In the weeks leading up to the vernal equinox, it’s common to see people across Iran busily clearing their homes of clutter. Rugs hang outside in preparation for a good beating, to rid them of a year of dust. This is all done in preparation for Nowruz, also known as the Iranian or Persian New Year. The holiday typically falls around March 20 but is celebrated for weeks with a variety of celebrations, ceremonies, and traditions. So who says the Library of Congress can’t get in on the festivities?
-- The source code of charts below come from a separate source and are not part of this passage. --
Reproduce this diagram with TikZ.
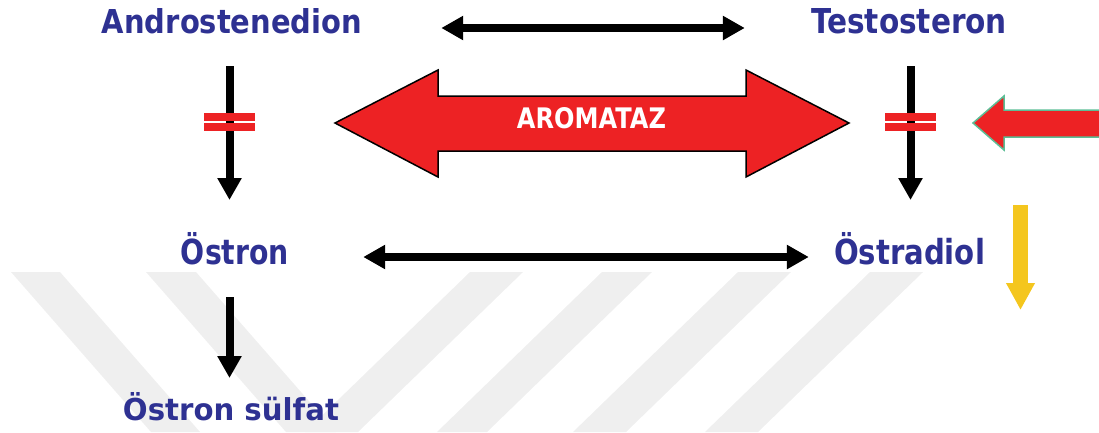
\documentclass[tikz,border=0pt]{standalone}
\usepackage{fontspec}
\setmainfont{DejaVu Sans}
\usetikzlibrary{arrows.meta,calc}
\definecolor{navy}{RGB}{46,49,146}
\definecolor{aroRed}{RGB}{237,34,36}
\definecolor{sunYellow}{RGB}{244,198,30}
\definecolor{tealEdge}{RGB}{92,190,150}
\definecolor{wmGray}{RGB}{239,239,239}

\begin{document}
\begin{tikzpicture}[x=1pt,y=-1pt,
  chem/.style={text=navy,font=\bfseries,inner sep=0pt,anchor=base},
  conn/.style={line width=8pt,-{Triangle[width=23pt,length=22pt]}},
  biconn/.style={line width=8pt,{Triangle[width=23pt,length=22pt]}-{Triangle[width=23pt,length=22pt]}},
  block/.style={fill=aroRed,minimum width=51pt,minimum height=8pt,inner sep=0pt},
  band/.style={fill=wmGray}]
\useasboundingbox (0,0) rectangle (1099,432);
\clip (0,0) rectangle (1099,432);

% faint diagonal background bands
\fill[band] (11,272) -- (60,272) -- (200,432) -- (151,432) -- cycle;
\fill[band] (146,272) -- (196,272) -- (336,432) -- (286,432) -- cycle;
\fill[band] (470,272) -- (523,272) -- (358,432) -- (305,432) -- cycle;
\fill[band] (602,272) -- (652,272) -- (487,432) -- (437,432) -- cycle;
\fill[band] (738,272) -- (791,272) -- (626,432) -- (573,432) -- cycle;
\fill[band] (870,272) -- (923,272) -- (758,432) -- (705,432) -- cycle;

% compounds
\node[chem] (andro) at (232,33) {\resizebox{260pt}{25pt}{Androstenedion}};
\node[chem] (testo) at (909,33) {\resizebox{196pt}{25pt}{Testosteron}};
\node[chem] (oestron) at (235,264) {\resizebox{108pt}{32pt}{Östron}};
\node[chem] (oestradiol) at (909.5,264) {\resizebox{151pt}{32pt}{Östradiol}};
\node[chem] (sulfat) at (231,420) {\resizebox{216pt}{28pt}{Östron sülfat}};

% aromatase double arrow
\fill[aroRed,draw=black,line width=1.5pt,line join=miter]
  (335,123) -- (438,70) -- (438,96) -- (746,96) -- (746,70) -- (849,123)
  -- (746,177) -- (746,151) -- (438,151) -- (438,177) -- cycle;
\node[text=white,font=\bfseries,inner sep=0pt,anchor=base] (aro) at (591.5,128)
  {\resizebox{149pt}{21pt}{AROMATAZ}};

% inhibitor arrow entering from the right
\fill[aroRed,draw=tealEdge,line width=1.5pt]
  (973,123) -- (1004,96) -- (1004,110) -- (1110,110) -- (1110,137)
  -- (1004,137) -- (1004,150) -- cycle;

% reactions
\coordinate (lx) at (229.5,0);
\coordinate (rx) at (910.5,0);
\draw[biconn,shorten <=79pt,shorten >=66pt]
  ([yshift=5pt]andro.base east) -- ([yshift=5pt]testo.base west);
\draw[biconn,shorten <=74pt,shorten >=25pt]
  ([yshift=7pt]oestron.base east) -- ([yshift=7pt]oestradiol.base west);
\draw[conn,shorten <=33pt,shorten >=64pt] (lx |- andro.base) -- (lx |- oestron.base);
\draw[conn,shorten <=33pt,shorten >=64pt] (rx |- testo.base) -- (rx |- oestradiol.base);
\draw[conn,shorten <=33pt,shorten >=42pt] (lx |- oestron.base) -- (lx |- sulfat.base);

% blocked steps
\node[block] (blockL1) at (229.5,117) {};
\node[block] (blockL2) at (229.5,127) {};
\node[block] (blockR1) at (910,117) {};
\node[block] (blockR2) at (910,127) {};

% decrease marker
\coordinate (ytop) at (1020.5,205);
\coordinate (ybot) at (1020.5,310);
\draw[sunYellow,line width=15pt,-{Triangle[width=27pt,length=27pt]}] (ytop) -- (ybot);
\end{tikzpicture}
\end{document}
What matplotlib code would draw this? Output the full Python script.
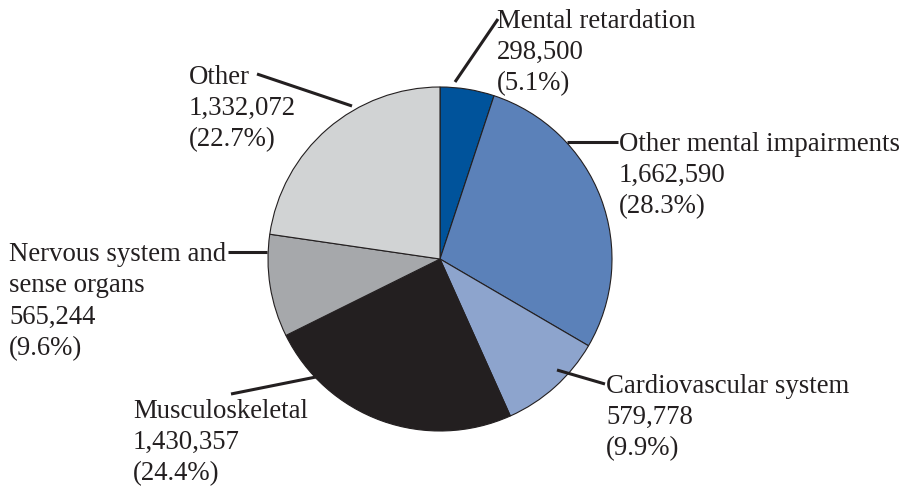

To wish you a Nowruz Pirouz, the library has made 155 rare Persian manuscripts, lithographs, and books dating back to the 13th century available online for the first time. The collection of illuminated manuscripts includes texts such as theShahnameh, an epic poem about pre-Islamic Persia likened to the Iliad or the Odyssey, along with written accounts of the life of Shah Jahan, the 17th-century Mughal emperor who oversaw construction of the Taj Mahal. Other manuscripts focus on religion, philosophy, and science. Some are written in multiple languages, with passages in Arabic and Turkish. This wide range highlights just how cosmopolitan the collection is.